To budget irregular income with a daily allowance, first work out a conservative monthly average income, then build a budget using that lower figure. Cover essentials and savings, and divide the remaining amount by the days in your pay cycle to get a daily allowance. In better months, save the extra into a buffer instead of raising your daily number straight away.
Why Irregular Income Needs a Different Approach
If your income changes month to month, freelance work, shifts, commissions, a traditional fixed-budget approach can fail.
Guides aimed at freelancers and gig workers recommend flexible methods that:
- Use average income instead of best months.
- Prioritise essentials and a buffer.
- Adjust spending based on current reality rather than wishful thinking.
A daily allowance can sit on top of this, giving you simple guidance day to day.
Step 1, Calculate a Conservative Monthly Average Income
Look back at the last 6-12 months. List your income month by month.
Then choose a conservative baseline, for example:
- The average of your last 6-12 months, or
- Your lowest typical month.
Many irregular income budgeting guides suggest the lower figure as a base, to avoid overcommitting in lean months.
Step 2, Build a Budget Using That Baseline
Using your conservative monthly income figure:
- List essentials: rent, utilities, basic food, transport, minimum debt payments.
- Decide how much you can put into a buffer/emergency fund.
- Allocate modest amounts for wants.
If the numbers don't fit, adjust essentials where possible or seek extra income, there is no spreadsheet trick that can fix a structural shortfall.
Step 3, Turn the Discretionary Pot Into a Daily Allowance
Once essentials and buffer contributions are set, you have a discretionary pot.
Divide this by the number of days in your planning period (often a month):
- Daily allowance = discretionary pot ÷ 30.
This becomes your limit for non-essential spending.
Even if your actual income fluctuates, this daily number stays anchored to a realistic, lower baseline so you don't overspend in good months.
Step 4, Build and Use a Buffer in Good Months
In months where you earn more than your baseline, resist the urge to immediately increase daily spending.
Instead:
- Put extra income into a separate buffer account.
- Use it to top up essentials or your emergency fund.
UK and international guides on irregular income budgeting emphasise that a 3-6 month buffer for essentials is one of the strongest protections you can build.

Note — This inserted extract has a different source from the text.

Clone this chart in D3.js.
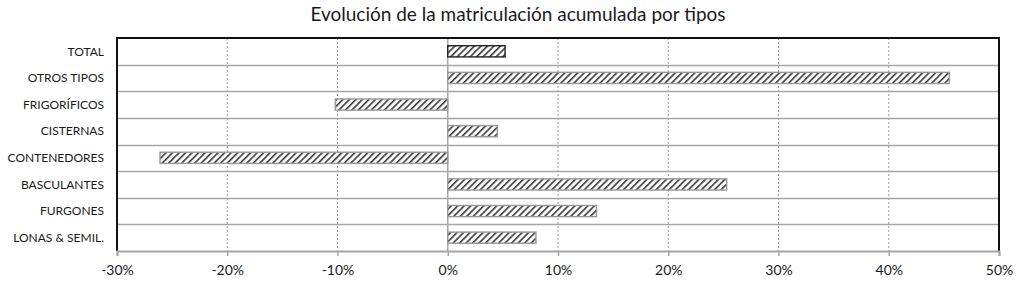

Only once your buffer is comfortable should you consider gently raising your daily allowance.
Step 5, Adjust Your Daily Allowance When Reality Changes
Review your numbers every few months.
- If income rises steadily over time, you can raise your baseline and daily allowance.
- If income falls, lower your daily allowance and tighten non-essentials.
The goal is not to change your daily number every paycheque, but to keep it realistic for your longer-term income trend.
Step 6, Use Spendaily as Your Day-to-Day Guide
Spendaily can help if you have irregular income:
- You set a budget based on your conservative monthly figure.
- The app turns it into a daily allowance.
- As actual income arrives, you can adjust the budget and move extra into goals or buffer.
Instead of guessing whether a good week means extra spending, you can see in one place whether the daily allowance should change.
Keep reading: How to Budget with Irregular Income: A Daily Method, Freelance Budgeting: A Daily Allowance for Lumpy Income and Payday-to-Payday Budgeting: Make Every Paycheque Last.
FAQ
How many months of income should I use to find an average?
At least three; six to twelve is better. Longer histories smooth out unusually good or bad months.
Should I use my best month as the baseline?
No. Use a lower, more typical figure. Your budget should work in lean months; extra income is a bonus, not the base.
What if I can't build a buffer yet?
Start with very small amounts, even £10-£20 per month is a start. The important part is building the habit of paying your future self.
Can I still use percentage rules like 50/30/20?
Yes, but apply them to your conservative income, not your best-case scenario.
How often should I recheck my baseline?
Every 3-6 months, or after major changes in your work patterns.